- [What to do] No images are to be carried over; print all other material exactly as it stands.

- [Source data]
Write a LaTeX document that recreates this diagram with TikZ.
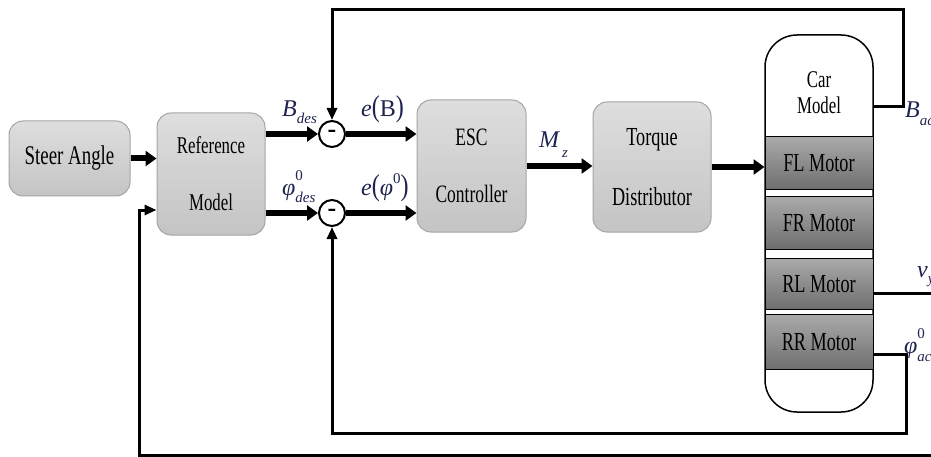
\documentclass[tikz,border=0pt]{standalone}
\usepackage{fontspec}
\setmainfont{Liberation Serif}[FakeStretch=0.7]
\newfontfamily\lblfont{Liberation Serif}
\usetikzlibrary{arrows.meta}
\definecolor{lblc}{RGB}{30,35,80}
\definecolor{boxline}{RGB}{165,165,165}
\definecolor{boxtop}{RGB}{222,222,222}
\definecolor{boxbot}{RGB}{196,196,196}
\definecolor{mtop}{RGB}{170,170,170}
\definecolor{mbot}{RGB}{110,110,110}
\tikzset{
  gbox/.style={draw=boxline, line width=1pt, rounded corners=14pt, top color=boxtop, bottom color=boxbot, align=center, inner sep=0pt},
  motor/.style={draw=black, line width=1pt, top color=mtop, bottom color=mbot, minimum width=108pt, inner sep=0pt, font=\fontsize{26}{26}\selectfont},
  sumj/.style={circle, draw=black, line width=2pt, fill=white, minimum size=26pt, inner sep=0pt, font=\lblfont\bfseries\fontsize{26}{26}\selectfont},
  sig/.style={line width=6pt, -{Triangle[length=11pt,width=15pt]}},
  fb/.style={line width=3pt, -{Triangle[length=12pt,width=10pt]}},
  fbl/.style={line width=3pt},
  lbl/.style={anchor=base west, inner sep=0pt, text=lblc, font=\lblfont\itshape\fontsize{24}{24}\selectfont},
}
\newcommand{\sbs}[2]{\raisebox{#1}{\fontsize{15}{15}\selectfont #2}}
\newcommand{\bigpar}[1]{\scalebox{1}[1.25]{\upshape #1}}
\begin{document}
\begin{tikzpicture}[x=1pt,y=-1pt]
\useasboundingbox (0,0) rectangle (931,457);
% blocks
\node[gbox, minimum width=121pt, minimum height=75pt, font=\fontsize{27}{27}\selectfont] (steer) at (69.5,158.5) {Steer Angle};
\node[gbox, minimum width=108pt, minimum height=122pt, font=\fontsize{24}{57}\selectfont] (ref) at (211,174) {Reference\\Model};
\node[gbox, minimum width=109pt, minimum height=132pt, font=\fontsize{25}{57}\selectfont] (esc) at (471.5,166) {ESC\\Controller};
\node[gbox, minimum width=118pt, minimum height=130pt, font=\fontsize{26}{60}\selectfont] (torque) at (652,167) {Torque\\Distributor};
% car model
\node[draw=black, line width=1.5pt, fill=white, rounded corners=32pt, minimum width=108pt, minimum height=377pt, inner sep=0pt] (carbox) at (819,223.5) {};
\node[inner sep=0pt, align=center, font=\fontsize{24}{26}\selectfont] (cartext) at (819,93) {Car\\Model};
\node[motor, minimum height=53pt] (fl) at (819,163) {FL Motor};
\node[motor, minimum height=52pt] (fr) at (819,223) {FR Motor};
\node[motor, minimum height=51pt] (rl) at (819,284) {RL Motor};
\node[motor, minimum height=55pt] (rr) at (819,342) {RR Motor};
% summing junctions
\node[sumj] (s1) at (332,134) {-};
\node[sumj] (s2) at (332,213) {-};
% signal arrows
\draw[sig] (steer.east) -- (steer.east -| ref.west);
\draw[sig] (ref.east |- s1) -- (s1.west);
\draw[sig] (ref.east |- s2) -- (s2.west);
\draw[sig] (s1.east) -- (s1.east -| esc.west);
\draw[sig] (s2.east) -- (s2.east -| esc.west);
\draw[sig] (esc.east) -- (esc.east -| torque.west);
\draw[sig] (torque.east) -- (torque.east -| fl.west);
% feedback
\coordinate (br) at (903,107);
\coordinate (tr) at (903,10);
\draw[fb] (carbox.east |- br) -- (br) -- (tr) -| (s1.north);
\coordinate (pr) at (906,354);
\coordinate (pb) at (906,433);
\draw[fb] (rr.east |- pr) -- (pr) -- (pb) -| (s2.south);
\coordinate (vy) at (931,293);
\draw[fbl] (rl.east |- vy) -- (vy);
\coordinate (bl) at (931,455);
\coordinate (blc) at (139,455);
\draw[fb] (bl) -- (blc) |- ([yshift=-36pt]ref.west);
% labels
\node[lbl] (lbdes) at (282,117) {B\sbs{-7pt}{des}};
\node[lbl] (leb) at (361,117) {e\bigpar{(}\upshape B\bigpar{)}};
\node[lbl] (lpdes) at (282,196) {φ\rlap{\sbs{15pt}{\upshape 0}}\sbs{-7pt}{des}};
\node[lbl] (lep) at (361,196) {e\bigpar{(}φ\sbs{13pt}{\upshape 0}\bigpar{)}};
\node[lbl] (lmz) at (539,148) {M\hspace{3pt}\sbs{-10pt}{z}};
\node[lbl] (lbac) at (905,118) {B\sbs{-8pt}{ac}};
\node[lbl] (lvy) at (917,277) {v\sbs{-6pt}{y}};
\node[lbl] (lpac) at (904,353) {φ\rlap{\sbs{15pt}{\upshape 0}}\sbs{-8pt}{ac}};
\end{tikzpicture}
\end{document}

- [Exercise answer]
Write a LaTeX document that recreates this diagram with TikZ.
\documentclass[tikz,border=0pt]{standalone}
\usepackage{fontspec}
\setmainfont{Liberation Serif}[FakeStretch=0.7]
\newfontfamily\lblfont{Liberation Serif}
\usetikzlibrary{arrows.meta}
\definecolor{lblc}{RGB}{30,35,80}
\definecolor{boxline}{RGB}{165,165,165}
\definecolor{boxtop}{RGB}{222,222,222}
\definecolor{boxbot}{RGB}{196,196,196}
\definecolor{mtop}{RGB}{170,170,170}
\definecolor{mbot}{RGB}{110,110,110}
\tikzset{
  gbox/.style={draw=boxline, line width=1pt, rounded corners=14pt, top color=boxtop, bottom color=boxbot, align=center, inner sep=0pt},
  motor/.style={draw=black, line width=1pt, top color=mtop, bottom color=mbot, minimum width=108pt, inner sep=0pt, font=\fontsize{26}{26}\selectfont},
  sumj/.style={circle, draw=black, line width=2pt, fill=white, minimum size=26pt, inner sep=0pt, font=\lblfont\bfseries\fontsize{26}{26}\selectfont},
  sig/.style={line width=6pt, -{Triangle[length=11pt,width=15pt]}},
  fb/.style={line width=3pt, -{Triangle[length=12pt,width=10pt]}},
  fbl/.style={line width=3pt},
  lbl/.style={anchor=base west, inner sep=0pt, text=lblc, font=\lblfont\itshape\fontsize{24}{24}\selectfont},
}
\newcommand{\sbs}[2]{\raisebox{#1}{\fontsize{15}{15}\selectfont #2}}
\newcommand{\bigpar}[1]{\scalebox{1}[1.25]{\upshape #1}}
\begin{document}
\begin{tikzpicture}[x=1pt,y=-1pt]
\useasboundingbox (0,0) rectangle (931,457);
% blocks
\node[gbox, minimum width=121pt, minimum height=75pt, font=\fontsize{27}{27}\selectfont] (steer) at (69.5,158.5) {Steer Angle};
\node[gbox, minimum width=108pt, minimum height=122pt, font=\fontsize{24}{57}\selectfont] (ref) at (211,174) {Reference\\Model};
\node[gbox, minimum width=109pt, minimum height=132pt, font=\fontsize{25}{57}\selectfont] (esc) at (471.5,166) {ESC\\Controller};
\node[gbox, minimum width=118pt, minimum height=130pt, font=\fontsize{26}{60}\selectfont] (torque) at (652,167) {Torque\\Distributor};
% car model
\node[draw=black, line width=1.5pt, fill=white, rounded corners=32pt, minimum width=108pt, minimum height=377pt, inner sep=0pt] (carbox) at (819,223.5) {};
\node[inner sep=0pt, align=center, font=\fontsize{24}{26}\selectfont] (cartext) at (819,93) {Car\\Model};
\node[motor, minimum height=53pt] (fl) at (819,163) {FL Motor};
\node[motor, minimum height=52pt] (fr) at (819,223) {FR Motor};
\node[motor, minimum height=51pt] (rl) at (819,284) {RL Motor};
\node[motor, minimum height=55pt] (rr) at (819,342) {RR Motor};
% summing junctions
\node[sumj] (s1) at (332,134) {-};
\node[sumj] (s2) at (332,213) {-};
% signal arrows
\draw[sig] (steer.east) -- (steer.east -| ref.west);
\draw[sig] (ref.east |- s1) -- (s1.west);
\draw[sig] (ref.east |- s2) -- (s2.west);
\draw[sig] (s1.east) -- (s1.east -| esc.west);
\draw[sig] (s2.east) -- (s2.east -| esc.west);
\draw[sig] (esc.east) -- (esc.east -| torque.west);
\draw[sig] (torque.east) -- (torque.east -| fl.west);
% feedback
\coordinate (br) at (903,107);
\coordinate (tr) at (903,10);
\draw[fb] (carbox.east |- br) -- (br) -- (tr) -| (s1.north);
\coordinate (pr) at (906,354);
\coordinate (pb) at (906,433);
\draw[fb] (rr.east |- pr) -- (pr) -- (pb) -| (s2.south);
\coordinate (vy) at (931,293);
\draw[fbl] (rl.east |- vy) -- (vy);
\coordinate (bl) at (931,455);
\coordinate (blc) at (139,455);
\draw[fb] (bl) -- (blc) |- ([yshift=-36pt]ref.west);
% labels
\node[lbl] (lbdes) at (282,117) {B\sbs{-7pt}{des}};
\node[lbl] (leb) at (361,117) {e\bigpar{(}\upshape B\bigpar{)}};
\node[lbl] (lpdes) at (282,196) {φ\rlap{\sbs{15pt}{\upshape 0}}\sbs{-7pt}{des}};
\node[lbl] (lep) at (361,196) {e\bigpar{(}φ\sbs{13pt}{\upshape 0}\bigpar{)}};
\node[lbl] (lmz) at (539,148) {M\hspace{3pt}\sbs{-10pt}{z}};
\node[lbl] (lbac) at (905,118) {B\sbs{-8pt}{ac}};
\node[lbl] (lvy) at (917,277) {v\sbs{-6pt}{y}};
\node[lbl] (lpac) at (904,353) {φ\rlap{\sbs{15pt}{\upshape 0}}\sbs{-8pt}{ac}};
\end{tikzpicture}
\end{document}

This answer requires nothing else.